新緑

新緑の木
若葉の木

 ついこの前まで桜が咲いていたと思ったら、もう若いみどりの季節になった。木々を若々しい緑色がいろどり、さわやかな風が吹く。自然に屋外に出かけたくなる。

 昼食を食べに屋外に出ると、青空にみどりの木々、そこに少し暖かい風が吹いている。と、そのままどこかに遊びに行きたくなってしまう。
 新緑の季節になると、もう冬の面影は消えて、暖かくなっている。その暖かさも手伝ってか外に出たくなる。桜の咲く季節だと、まだ朝晩は寒く縮まっていなければならないのが、この季節になると朝晩も暖かくなりのびのび過ごせるようになっている。
 それに、木々の緑がいい。緑は目になじむ。それでいて、この季節の緑はどこまも鮮やかだ。太陽の陽に透けた新緑の葉は、文字通りひかっている。そこには、大きく、長く続くエネルギーがあるように思う。
 桜の花はとても美しいと思う。でも、桜の花は1週間もすれば散ってしまう。大きなエネルギーを持っているけれど、あっという間に終わってしまう。これは、桜の魅力を作っている大きな要素ではあると思う。けれど、力強さはあまり感じられない。
 この時期の木々のみどりは桜の花ほど派手ではない。けれど、派手ではない代わりに力強さを感じる。これから秋までの半年間しげり続け、木を支える栄養を作り出す。
 木から出てきた小さい新芽は、一見、弱く木にくっついているように見える。しかし、風が吹いても雨が降っても葉はなかなか落ちない。生きようとする物は強い。

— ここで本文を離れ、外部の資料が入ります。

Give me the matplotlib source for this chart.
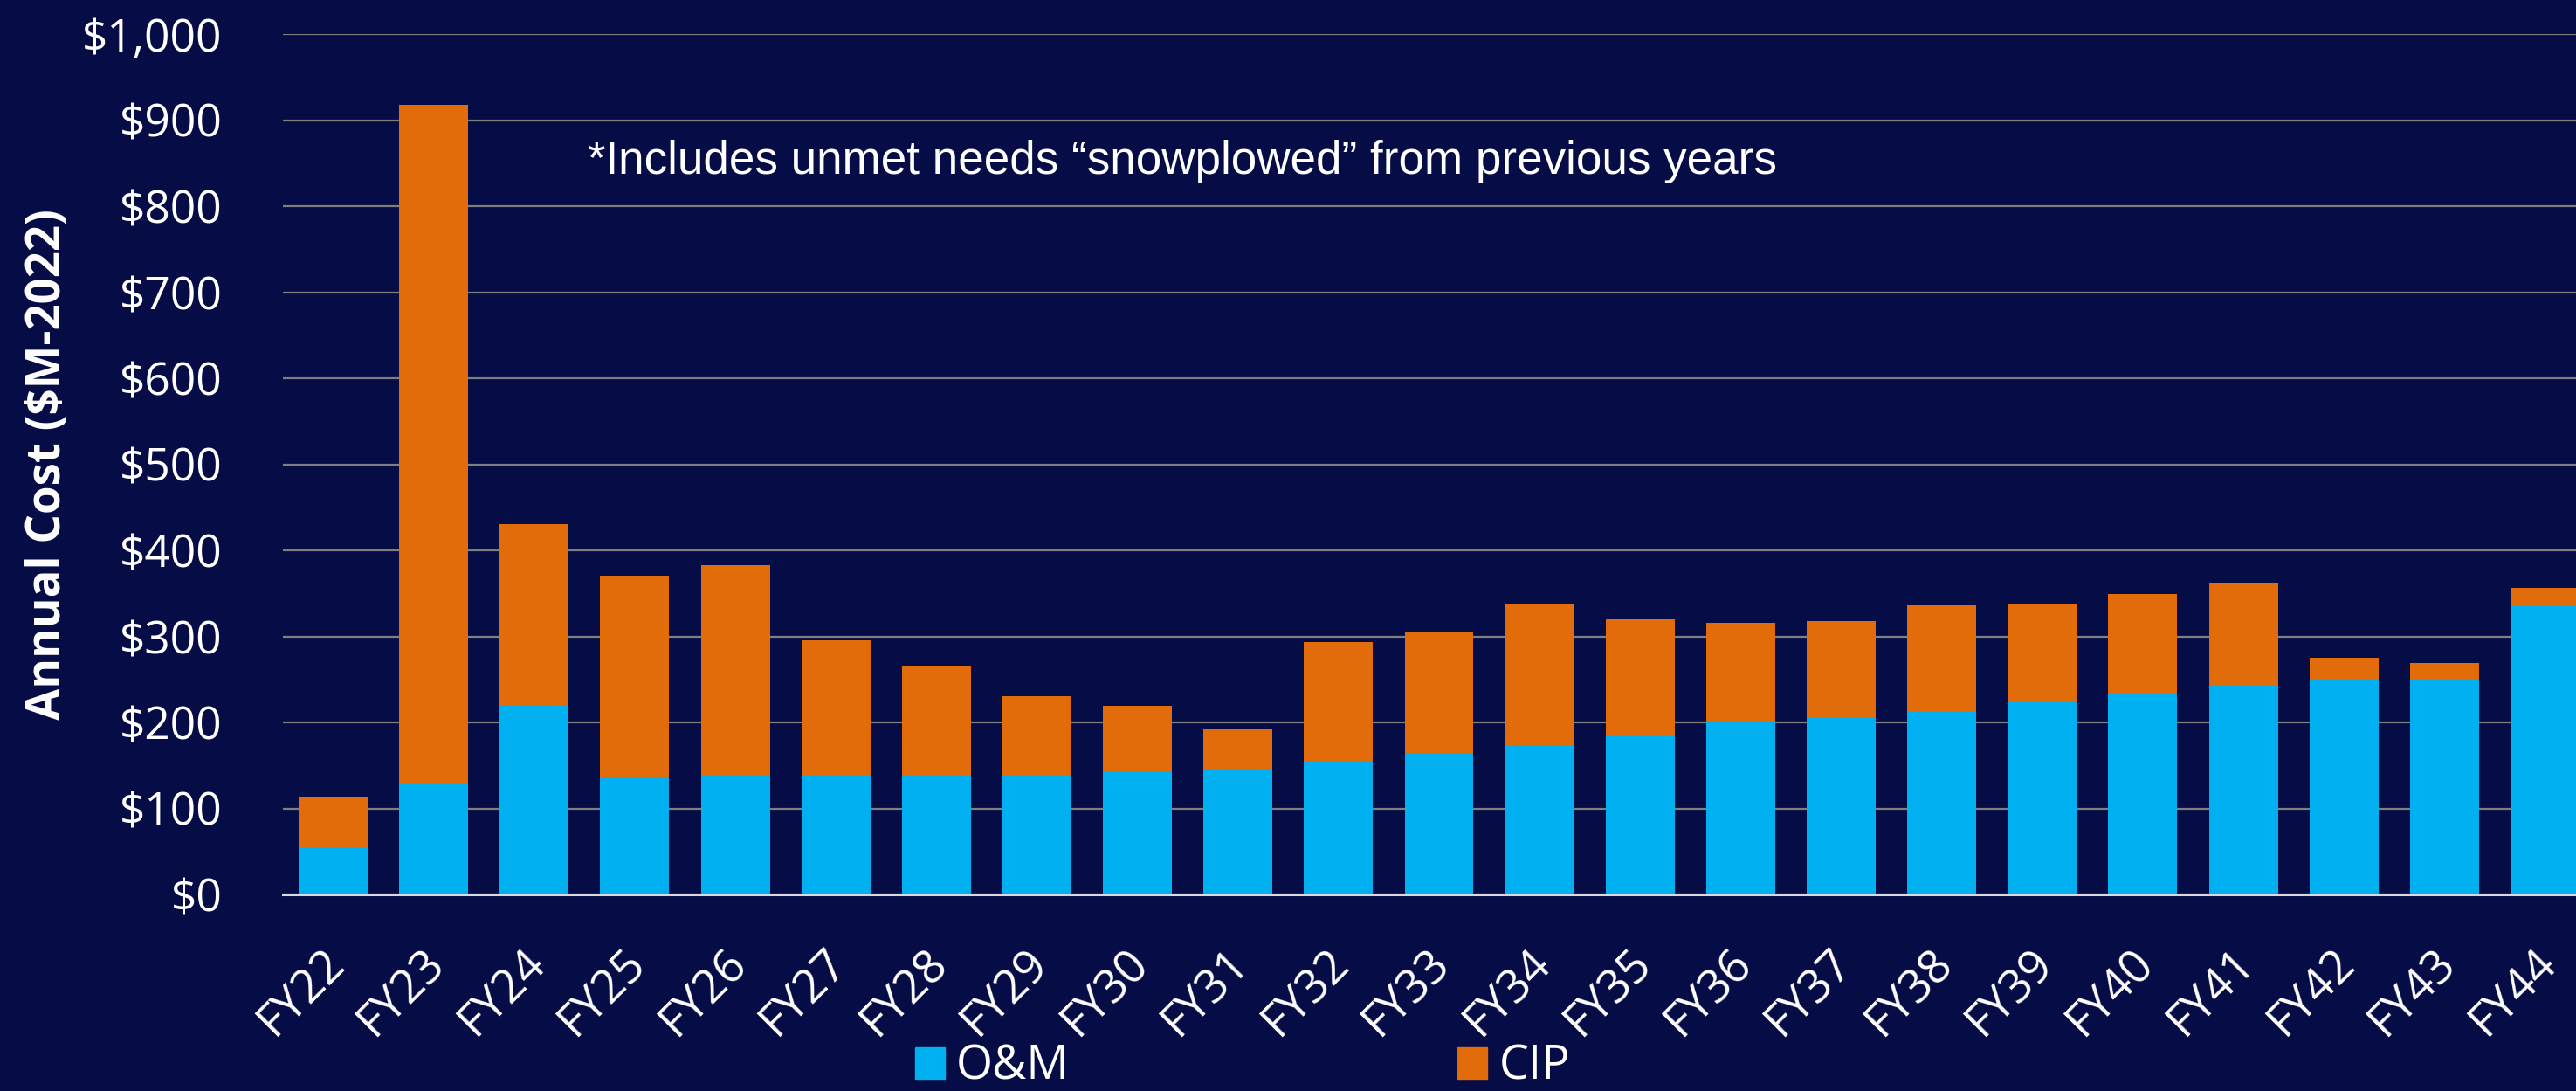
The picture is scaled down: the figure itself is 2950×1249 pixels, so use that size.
import matplotlib
matplotlib.use('Agg')
import matplotlib.pyplot as plt
import matplotlib.transforms as mtransforms
from matplotlib.patches import Patch
import numpy as np

years = ['FY22', 'FY23', 'FY24', 'FY25', 'FY26', 'FY27', 'FY28', 'FY29', 'FY30', 'FY31', 'FY32',
         'FY33', 'FY34', 'FY35', 'FY36', 'FY37', 'FY38', 'FY39', 'FY40', 'FY41', 'FY42', 'FY43', 'FY44']
om = [55, 128, 219, 137, 139, 139, 139, 139, 143, 145, 154,
      164, 173, 185, 200, 206, 213, 223, 234, 244, 249, 249, 336]
total = [114, 918, 430, 371, 383, 295, 265, 230, 219, 192, 293,
         305, 337, 320, 316, 318, 336, 338, 349, 361, 275, 269, 356]
cip = [t - o for t, o in zip(total, om)]
yticks = list(range(0, 1001, 100))

bg = '#060C46'
blue = '#00B0F0'
orange = '#E36C0A'

plt.rcParams['font.family'] = ['Open Sans', 'DejaVu Sans']

fig = plt.figure(figsize=(29.5, 12.49), dpi=100)
fig.patch.set_facecolor(bg)
ax = fig.add_axes([324/2950, 225/1249, 2648/2950, 985/1249])
ax.set_facecolor(bg)

x = np.arange(len(years))
ax.bar(x, om, width=0.686, color=blue, zorder=3)
ax.bar(x, cip, bottom=om, width=0.686, color=orange, zorder=3)

ax.set_xlim(-0.5, len(years) - 0.5)
ax.set_ylim(0, 1000)
ax.set_yticks(yticks)
ax.set_yticklabels(['${:,}'.format(v) for v in yticks])
ax.yaxis.grid(True, color='#7F7F7F', linewidth=1.6, zorder=0)
ax.set_axisbelow(True)

ax.set_xticks(x)
ax.set_xticklabels(years, rotation=45, ha='right', va='center', rotation_mode='anchor')
ax.tick_params(axis='x', length=0, pad=51, labelsize=38, colors='white')
ax.tick_params(axis='y', length=0, pad=50, labelsize=37, colors='white')
shift = mtransforms.ScaledTranslation(5/100, 0, fig.dpi_scale_trans)
for lab in ax.get_xticklabels():
    lab.set_transform(lab.get_transform() + shift)

for s in ['top', 'right', 'left']:
    ax.spines[s].set_visible(False)
ax.spines['bottom'].set_color('#D9D9D9')
ax.spines['bottom'].set_linewidth(2.2)
ax.spines['bottom'].set_zorder(4)

ax.set_ylabel('Annual Cost ($M-2022)', fontsize=38, fontweight='bold', color='white')
ax.yaxis.set_label_coords(-242/2648, 0.5)

ax.text(0.1318, 0.8376, '*Includes unmet needs \u201csnowplowed\u201d from previous years',
        transform=ax.transAxes, fontsize=38.2, color='white', family='Liberation Sans', va='baseline')

handles = [Patch(facecolor=blue, edgecolor=blue), Patch(facecolor=orange, edgecolor=orange)]
leg = fig.legend(handles, ['O&M', 'CIP'], loc='lower left', bbox_to_anchor=(1048/2950, 0),
                 ncol=2, frameon=False, fontsize=39, handlelength=0.63, handleheight=0.66,
                 handletextpad=0.24, columnspacing=8.2, borderaxespad=0, borderpad=0)
for t in leg.get_texts():
    t.set_color('white')

fig.savefig('out.png', dpi=100, facecolor=bg)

 こんな、ことを感じてか、感じずか、僕は緑を見たくて外に出る。緑を見るために歩いたり、そこで何かを感じようとしたり、感じたことを誰かに伝えようとして、写真を撮ったりもする。そんな中で自分が元気になっていくような気がする。
 4月当初の、今年度はがんばるぞ! という意気込みに少し疲れた時に吹く心地よい風。さそわれて、外に出ていくと春に一気にエネルギーを出している木々に触発される。なんだかうまくできているな、と思う。と共に、自分から屋外に出て行かないと、季節の雰囲気は味わえないんだ、と思い直した。